The art of testing and other esoteric sidelines

Posted: 07.22.10

We test a lot of things here at JPR and at JPA before that. We’ve been testing stuff officially and unofficially for 30 some years—you’d think we’d know what we’re doing. Hell, we thought we knew what we were doing.

This last batch of graphics AIBs really threw us. We couldn’t get things to work. Benchmarks wouldn’t bench. Command lines needed to set parameters wouldn’t work. Resolutions would stay stuck, and over-clocking tools defied us to make them behave—and all the while the clock is ticking ….

No one wants to read about a test done on a product that was released weeks ago—no matter how good your insight or analysis is. However, at the same time, we won’t just parrot the reviewer’s guide given out with most new products. No one wants to read that either, although sadly there’s a lot of it on the web.

So we try to make our own test scenarios and find new and interesting stuff—sometimes we succeed. And, we also want to know how these work, what they can and can’t do. We’re a curious lot here—that’s probably one of the things that keeps us running.

Unigine’s Heaven benchmark. (Source: Unigine)

But this week we were defeated—almost. We couldn’t make a spreadsheet work to save our lives (we’re on rev 10 now if you can believe that). And so, we didn’t get the analysis done till Friday instead of Wednesday as we hoped. Doesn’t sound like much, but when you’ve got three people working all day on it the pressure builds up.

So what did we learn? Aside from the fact that time pressure makes good people make bad mistakes? Well we learned (in this particular case) that Nvidia has a pretty damn good board in the GTX460. We almost never look at other reviews until we’ve done ours. Afterwards when we did we found that several web sites agreed with us, only they all said it before us—sigh.

There’s a lot at stake here for AMD and Nvidia in the case of graphics AIBs. The web sites cater mostly to the game enthusiasts. We are read by investors, OEMs, and maybe a few gamers. It used to be thought that a gamer had an influence span of 10 to 15, maybe as high as 20 in mid 2000s. But the market has grown and the gamers aren’t as important as they used to be in influencing opinion. So raw performance isn’t the only criteria anymore.
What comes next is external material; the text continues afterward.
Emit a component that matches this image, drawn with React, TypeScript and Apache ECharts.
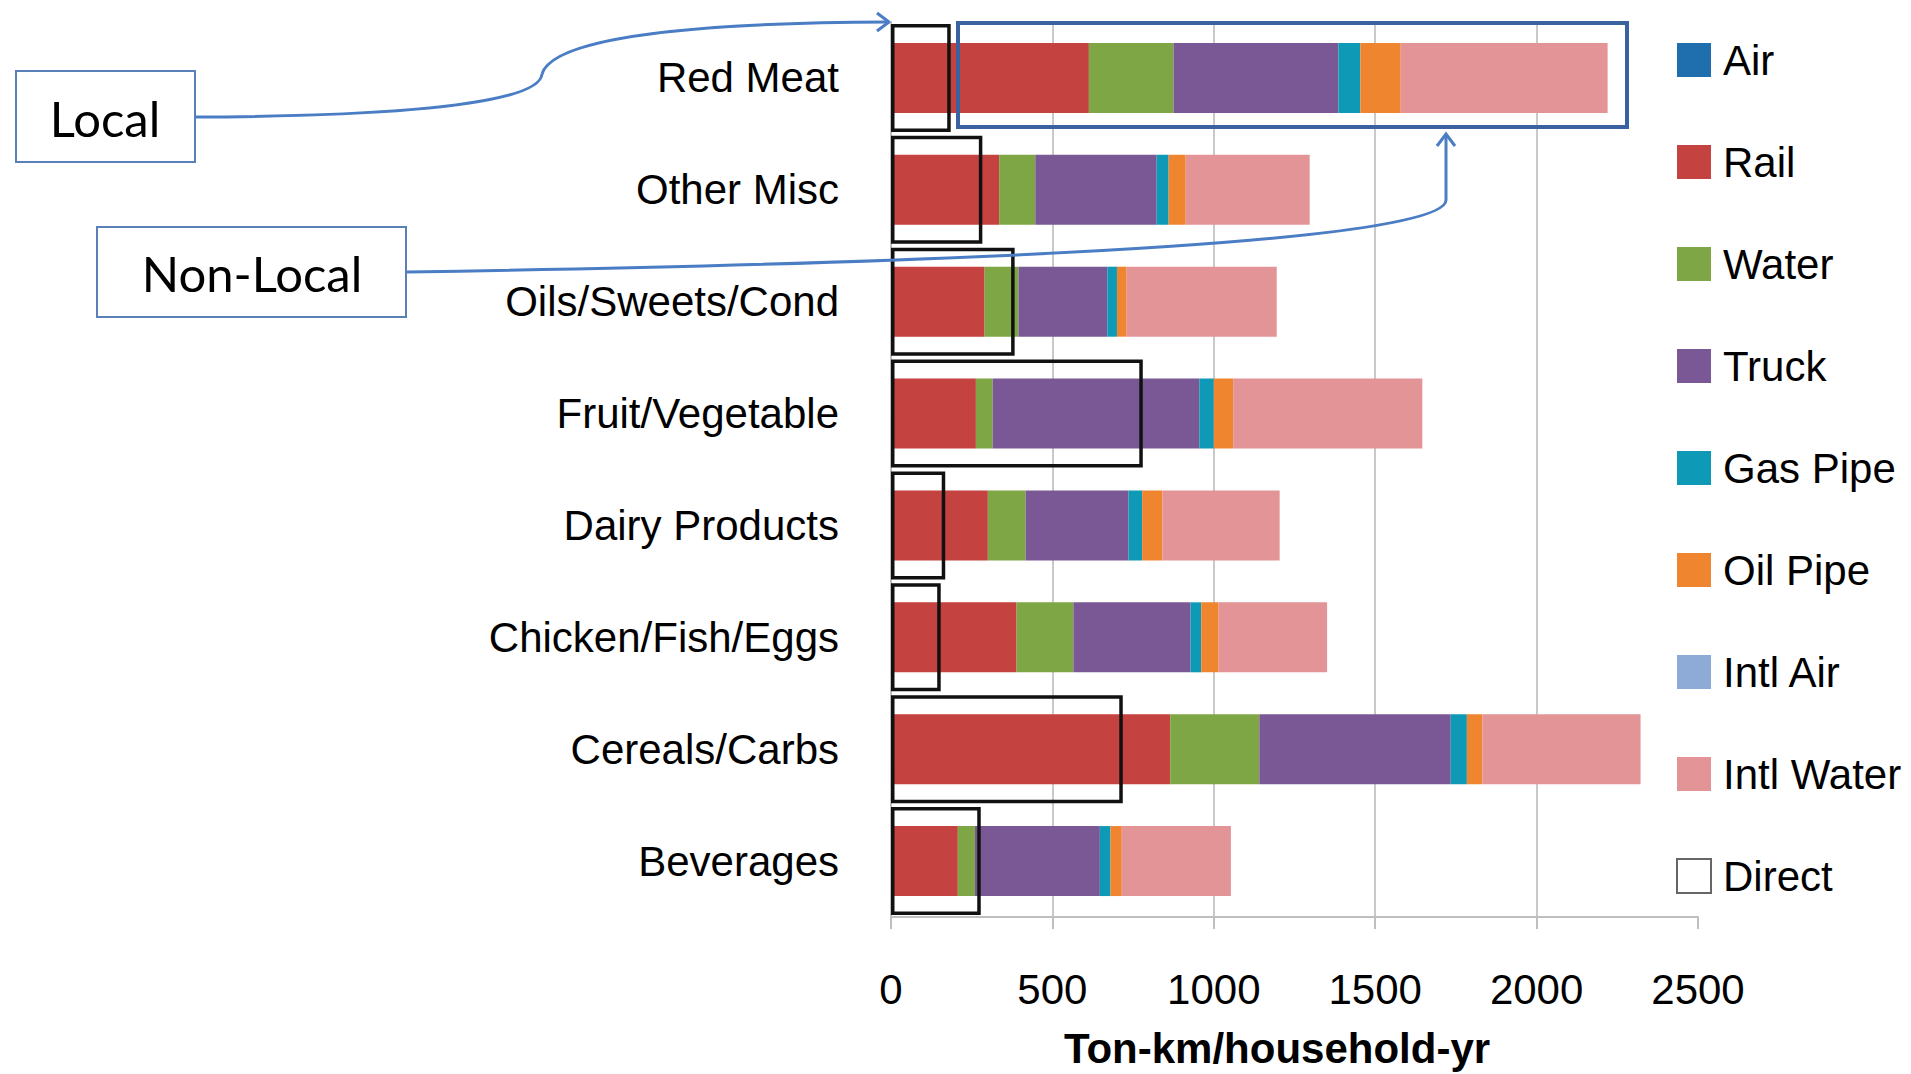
import React, { useEffect, useRef } from "react";
import * as echarts from "echarts";

// Freight intensity by food group and transport mode (ton-km per household per year)
const categories = [
  "Red Meat",
  "Other Misc",
  "Oils/Sweets/Cond",
  "Fruit/Vegetable",
  "Dairy Products",
  "Chicken/Fish/Eggs",
  "Cereals/Carbs",
  "Beverages",
];

const air = [0, 0, 0, 0, 0, 0, 0, 0];
const rail = [613, 335, 290, 263, 300, 389, 865, 207];
const water = [262, 112, 105, 52, 117, 176, 276, 53];
const truck = [511, 376, 275, 640, 319, 363, 593, 387];
const gasPipe = [68, 37, 30, 45, 42, 33, 50, 33];
const oilPipe = [125, 53, 30, 60, 63, 54, 48, 35];
const intlAir = [0, 0, 0, 0, 0, 0, 0, 0];
const intlWater = [641, 384, 465, 586, 363, 336, 490, 338];
const direct = [185, 283, 383, 780, 168, 154, 718, 278];

const xTicks = [0, 500, 1000, 1500, 2000, 2500];

const modeSeries = [
  { name: "Air", data: air, color: "#1F6FAE" },
  { name: "Rail", data: rail, color: "#C4423F" },
  { name: "Water", data: water, color: "#7EA645" },
  { name: "Truck", data: truck, color: "#7A5895" },
  { name: "Gas Pipe", data: gasPipe, color: "#0E9AB7" },
  { name: "Oil Pipe", data: oilPipe, color: "#F08530" },
  { name: "Intl Air", data: intlAir, color: "#8EAAD6" },
  { name: "Intl Water", data: intlWater, color: "#E39496" },
];

const FONT = "'Liberation Sans', Arial, sans-serif";
const CALLOUT_FONT = "Lato, 'Open Sans', sans-serif";
const ARROW = "#4A7DC4";
const BOX = "#5B7FB9";

export default function App() {
  const ref = useRef<HTMLDivElement>(null);

  useEffect(() => {
    if (!ref.current) return;
    const chart = echarts.init(ref.current, null, { renderer: "svg" });

    const gridColors = xTicks.map((v) =>
      v === xTicks[xTicks.length - 1] ? "rgba(0,0,0,0)" : "#C9C9C9"
    );

    const series: any[] = modeSeries.map((s) => ({
      name: s.name,
      type: "bar",
      stack: "total",
      yAxisIndex: 0,
      barWidth: 70,
      data: s.data,
      itemStyle: { color: s.color },
      z: 2,
    }));

    series.push({
      name: "Direct",
      type: "bar",
      yAxisIndex: 1,
      barWidth: 108,
      data: direct,
      itemStyle: {
        color: "rgba(0,0,0,0)",
        borderColor: "#111",
        borderWidth: 3.5,
      },
      z: 4,
    });

    const option: any = {
      animation: false,
      backgroundColor: "#fff",
      grid: { left: 891, right: 213, top: 22, bottom: 157 },
      xAxis: {
        type: "value",
        min: 0,
        max: 2500,
        interval: 500,
        axisLine: { show: true, lineStyle: { color: "#BFBFBF", width: 2 } },
        axisTick: { show: true, length: 12, lineStyle: { color: "#BFBFBF", width: 2 } },
        splitLine: { show: true, lineStyle: { color: gridColors, width: 2 } },
        axisLabel: {
          fontFamily: FONT,
          fontSize: 42,
          color: "#000",
          margin: 51,
          formatter: (v: number) => String(v),
        },
        name: "Ton-km/household-yr",
        nameLocation: "middle",
        nameGap: 110,
        nameTextStyle: {
          fontFamily: FONT,
          fontSize: 42,
          fontWeight: "bold",
          color: "#000",
          padding: [0, 35, 0, 0],
        },
      },
      yAxis: [
        {
          type: "category",
          data: categories,
          inverse: true,
          axisLine: { show: true, lineStyle: { color: "#BFBFBF", width: 2 } },
          axisTick: { show: false },
          axisLabel: { fontFamily: FONT, fontSize: 42, color: "#000", margin: 52 },
        },
        {
          type: "category",
          data: categories,
          inverse: true,
          show: false,
        },
      ],
      legend: {
        orient: "vertical",
        left: 1671,
        top: 34,
        itemWidth: 34,
        itemHeight: 34,
        itemGap: 60,
        icon: "rect",
        textStyle: {
          fontFamily: FONT,
          fontSize: 42,
          lineHeight: 42,
          color: "#000",
          padding: [0, 0, 0, 7],
        },
        data: [
          ...modeSeries.map((s) => s.name),
          {
            name: "Direct",
            itemStyle: { color: "#fff", borderColor: "#666", borderWidth: 2 },
          },
        ],
      },
      series,
      graphic: [
        // "Local" callout
        {
          type: "rect",
          shape: { x: 16, y: 71, width: 179, height: 91 },
          style: { fill: "#fff", stroke: BOX, lineWidth: 2 },
        },
        {
          type: "text",
          x: 105,
          y: 118,
          style: {
            text: "Local",
            fontFamily: CALLOUT_FONT,
            fontSize: 49,
            fill: "#000",
            align: "center",
            verticalAlign: "middle",
          },
        },
        {
          type: "bezierCurve",
          shape: { x1: 196, y1: 117, cpx1: 430, cpy1: 116, cpx2: 540, cpy2: 100, x2: 542, y2: 74 },
          style: { stroke: ARROW, lineWidth: 3, fill: "none" },
        },
        {
          type: "bezierCurve",
          shape: { x1: 542, y1: 74, cpx1: 552, cpy1: 42, cpx2: 660, cpy2: 23, x2: 888, y2: 22 },
          style: { stroke: ARROW, lineWidth: 3, fill: "none" },
        },
        {
          type: "polyline",
          shape: { points: [[877, 13], [889, 22], [877, 31]] },
          style: { stroke: ARROW, lineWidth: 3, fill: "none" },
        },
        // "Non-Local" callout
        {
          type: "rect",
          shape: { x: 97, y: 227, width: 309, height: 90 },
          style: { fill: "#fff", stroke: BOX, lineWidth: 2 },
        },
        {
          type: "text",
          x: 252,
          y: 273,
          style: {
            text: "Non-Local",
            fontFamily: CALLOUT_FONT,
            fontSize: 49,
            fill: "#000",
            align: "center",
            verticalAlign: "middle",
          },
        },
        {
          type: "bezierCurve",
          shape: { x1: 407, y1: 272, cpx1: 1050, cpy1: 262, cpx2: 1446, cpy2: 238, x2: 1446, y2: 200 },
          style: { stroke: ARROW, lineWidth: 3, fill: "none" },
          z: 10,
        },
        {
          type: "line",
          shape: { x1: 1446, y1: 200, x2: 1446, y2: 134 },
          style: { stroke: ARROW, lineWidth: 3 },
          z: 10,
        },
        {
          type: "polyline",
          shape: { points: [[1437, 146], [1446, 134], [1455, 146]] },
          style: { stroke: ARROW, lineWidth: 3, fill: "none" },
          z: 10,
        },
        // frame around the non-local part of the Red Meat bar
        {
          type: "rect",
          shape: { x: 958, y: 23, width: 669, height: 104 },
          style: { fill: "none", stroke: "#3B62A0", lineWidth: 4 },
          z: 10,
        },
      ],
    };

    chart.setOption(option);
    return () => chart.dispose();
  }, []);

  return (
    <div
      ref={ref}
      style={{ position: "fixed", left: 0, top: 0, width: 1911, height: 1074, background: "#fff" }}
    />
  );
}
Price of course, and power consumption, and video-photo editing capabilities are equally important in all but the enthusiast segment.

The other thing we have to deal with right (and so does every other AIB evaluator) is the lack of an industry standard. Years ago Nvidia had a mediocre part and it didn’t do well on the industry benchmark 3DMark. So Nvidia, trying to divert attention away from that, went on a crusade to get reviewers to use games rather than synthetic tests. Nvidia was quite successful in that effort and now if you visit any reviewer site you’ll see lots of different games are used for evaluating an AIB. Real world tests are of course a better indication if the reader happens to have or be interested in the games being used for the testing.

But OEMs, and especially those white box OEMs in the east, rely on a standard test and test number for their evaluations and pricing comparisons. Either you run Vantage well or forgetaboutit. But Vantage stops at DirectX 10, and FutureMark won’t have a DirectX 11 benchmark out till September at the earliest. In their absence we, and others, have been using the Unigine engine benchmarks (first was “Sanctuary,” then “Tropics,” and now the current one is called “Heaven.”) These are good, and attractive tests, but they are beyond the demands most games make on the graphics board. You could argue that if you do well in Heaven today you’ll be just fine in the next generation of DirectX 11 games.

So what we did was to take a few DX11 games and Heaven and average their scores at various resolutions to arrive at a generalized figure of merit for the performance quality and capability of a graphics AIB—we in effect made a synthesized test.

A gamer isn’t going to buy an AIB for $200 because it does really well on one game. He or she will want to feel confident that the AIB will perform well in general in not only today’s games but tomorrow’s as well. And that’s what a generic synthesized test will provide, or so we hope. The longevity of a graphics board design is what a good reviewer is expected to expose and highlight. It’s what we try to do. But boy is it hard, thankless work.